A taxpayer has failed before the AAT to prove that 4 amended assessments were excessive.

The taxpayer conducted a fitness business on the Gold Coast. During an audit of the taxpayer’s affairs, the ATO discovered a number of transactions, which, in its view, were not satisfactorily explained and decided that certain sums flowing into the taxpayer’s accounts were assessable income. As a result, the ATO issued amended assessments for the 2010, 2011, 2012 and 2013 income years.

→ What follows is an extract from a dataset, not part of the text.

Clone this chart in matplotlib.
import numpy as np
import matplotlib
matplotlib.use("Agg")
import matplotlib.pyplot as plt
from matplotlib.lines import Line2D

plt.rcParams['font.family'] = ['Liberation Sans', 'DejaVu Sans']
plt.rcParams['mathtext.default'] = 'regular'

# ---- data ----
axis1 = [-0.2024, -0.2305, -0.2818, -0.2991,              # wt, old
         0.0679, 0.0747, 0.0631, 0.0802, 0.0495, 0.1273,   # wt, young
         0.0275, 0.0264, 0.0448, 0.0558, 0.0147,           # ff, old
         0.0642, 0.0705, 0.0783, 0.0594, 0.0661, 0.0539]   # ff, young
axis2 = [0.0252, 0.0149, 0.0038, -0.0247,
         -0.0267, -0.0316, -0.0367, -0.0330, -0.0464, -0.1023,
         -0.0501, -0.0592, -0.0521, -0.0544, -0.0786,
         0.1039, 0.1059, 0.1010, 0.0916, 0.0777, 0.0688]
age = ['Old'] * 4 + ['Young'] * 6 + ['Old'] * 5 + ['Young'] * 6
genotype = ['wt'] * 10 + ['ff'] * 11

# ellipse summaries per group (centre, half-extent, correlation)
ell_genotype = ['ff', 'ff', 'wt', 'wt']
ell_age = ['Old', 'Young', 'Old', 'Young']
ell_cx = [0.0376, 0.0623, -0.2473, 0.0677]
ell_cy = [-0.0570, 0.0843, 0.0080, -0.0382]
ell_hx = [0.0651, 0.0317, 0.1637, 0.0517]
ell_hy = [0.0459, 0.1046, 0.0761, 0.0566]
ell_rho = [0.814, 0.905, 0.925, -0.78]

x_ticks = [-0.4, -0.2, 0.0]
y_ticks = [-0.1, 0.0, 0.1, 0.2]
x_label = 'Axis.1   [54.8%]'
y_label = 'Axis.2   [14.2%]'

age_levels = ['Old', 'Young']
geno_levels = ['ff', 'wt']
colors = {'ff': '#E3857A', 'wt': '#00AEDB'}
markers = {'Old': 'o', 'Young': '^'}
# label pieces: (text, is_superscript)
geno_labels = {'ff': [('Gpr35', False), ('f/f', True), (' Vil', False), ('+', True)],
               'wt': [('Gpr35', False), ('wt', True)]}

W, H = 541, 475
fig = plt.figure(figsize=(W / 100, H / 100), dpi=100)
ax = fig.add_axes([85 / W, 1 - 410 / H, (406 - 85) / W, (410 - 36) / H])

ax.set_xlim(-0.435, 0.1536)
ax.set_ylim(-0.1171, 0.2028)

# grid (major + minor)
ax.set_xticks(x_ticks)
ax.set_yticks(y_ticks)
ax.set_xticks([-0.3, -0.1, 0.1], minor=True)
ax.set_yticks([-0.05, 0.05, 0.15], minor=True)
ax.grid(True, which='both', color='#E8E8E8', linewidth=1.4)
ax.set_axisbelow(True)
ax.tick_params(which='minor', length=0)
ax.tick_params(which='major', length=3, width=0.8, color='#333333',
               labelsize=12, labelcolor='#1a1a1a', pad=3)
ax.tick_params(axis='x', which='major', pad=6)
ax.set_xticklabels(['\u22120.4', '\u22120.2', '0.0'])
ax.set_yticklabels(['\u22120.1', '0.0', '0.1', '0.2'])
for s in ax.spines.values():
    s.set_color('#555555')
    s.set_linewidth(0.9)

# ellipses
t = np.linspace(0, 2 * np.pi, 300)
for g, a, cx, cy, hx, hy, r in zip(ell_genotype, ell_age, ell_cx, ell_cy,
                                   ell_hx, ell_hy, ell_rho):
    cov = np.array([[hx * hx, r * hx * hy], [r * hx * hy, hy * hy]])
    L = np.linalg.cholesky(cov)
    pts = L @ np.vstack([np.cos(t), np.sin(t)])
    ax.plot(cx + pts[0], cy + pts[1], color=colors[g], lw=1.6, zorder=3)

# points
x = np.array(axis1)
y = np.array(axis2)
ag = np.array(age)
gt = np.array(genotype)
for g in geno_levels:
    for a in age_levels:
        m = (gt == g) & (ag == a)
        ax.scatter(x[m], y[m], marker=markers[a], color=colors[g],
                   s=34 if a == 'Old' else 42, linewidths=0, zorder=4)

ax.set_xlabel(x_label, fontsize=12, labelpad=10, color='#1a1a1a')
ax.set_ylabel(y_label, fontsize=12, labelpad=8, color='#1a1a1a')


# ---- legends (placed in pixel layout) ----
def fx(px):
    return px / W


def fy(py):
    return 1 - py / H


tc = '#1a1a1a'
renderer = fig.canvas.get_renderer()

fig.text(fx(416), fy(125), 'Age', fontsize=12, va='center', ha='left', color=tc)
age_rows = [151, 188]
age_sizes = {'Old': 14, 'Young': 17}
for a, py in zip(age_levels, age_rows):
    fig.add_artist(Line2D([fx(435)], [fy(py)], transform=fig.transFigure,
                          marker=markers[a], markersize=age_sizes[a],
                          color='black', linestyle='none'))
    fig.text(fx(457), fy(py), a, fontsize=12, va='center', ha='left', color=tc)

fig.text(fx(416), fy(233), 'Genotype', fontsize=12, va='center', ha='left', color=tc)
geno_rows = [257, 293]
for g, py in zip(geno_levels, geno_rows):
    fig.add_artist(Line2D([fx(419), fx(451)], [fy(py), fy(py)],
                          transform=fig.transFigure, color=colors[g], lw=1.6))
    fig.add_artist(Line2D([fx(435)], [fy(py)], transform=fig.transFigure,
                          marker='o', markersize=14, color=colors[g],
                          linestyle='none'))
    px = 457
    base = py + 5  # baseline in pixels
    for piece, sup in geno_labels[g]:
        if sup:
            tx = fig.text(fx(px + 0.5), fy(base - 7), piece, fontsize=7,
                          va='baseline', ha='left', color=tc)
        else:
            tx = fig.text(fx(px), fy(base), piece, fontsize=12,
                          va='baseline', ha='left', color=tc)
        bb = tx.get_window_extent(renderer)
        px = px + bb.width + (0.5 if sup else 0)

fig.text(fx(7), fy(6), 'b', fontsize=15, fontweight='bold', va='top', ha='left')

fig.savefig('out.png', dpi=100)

In challenging those assessments, the taxpayer alleged that the money flowing into his accounts was connected with an unsecured loan of $US191,000 he made to someone he called a “con-man”. The loan was purportedly to allow that person (Mr L) to pay stamp duty in connection with a transaction, which, once finalised, would apparently enable Mr L to lend substantial amounts to the taxpayer for a property investment. The taxpayer claimed that the money paid into his accounts represented repayments of part of the loan.

The AAT said there were inconsistencies in the evidence – which included meetings allegedly held in a café and a hotel, reports of an unsigned loan agreement, a statutory declaration from a “consultant” who acted as a lawyer although he did not have a practising certificate and cheques that bounced – and concluded that the taxpayer failed to establish that payments from Mr L were in fact repayments of a loan. The taxpayer therefore failed to discharge the burden of proving that the amended assessments were excessive.

(Re Micallef and FCT [2016] AATA 974, AAT, Ref No 2015/4760-3, McCabe DP, 30 November 2016.)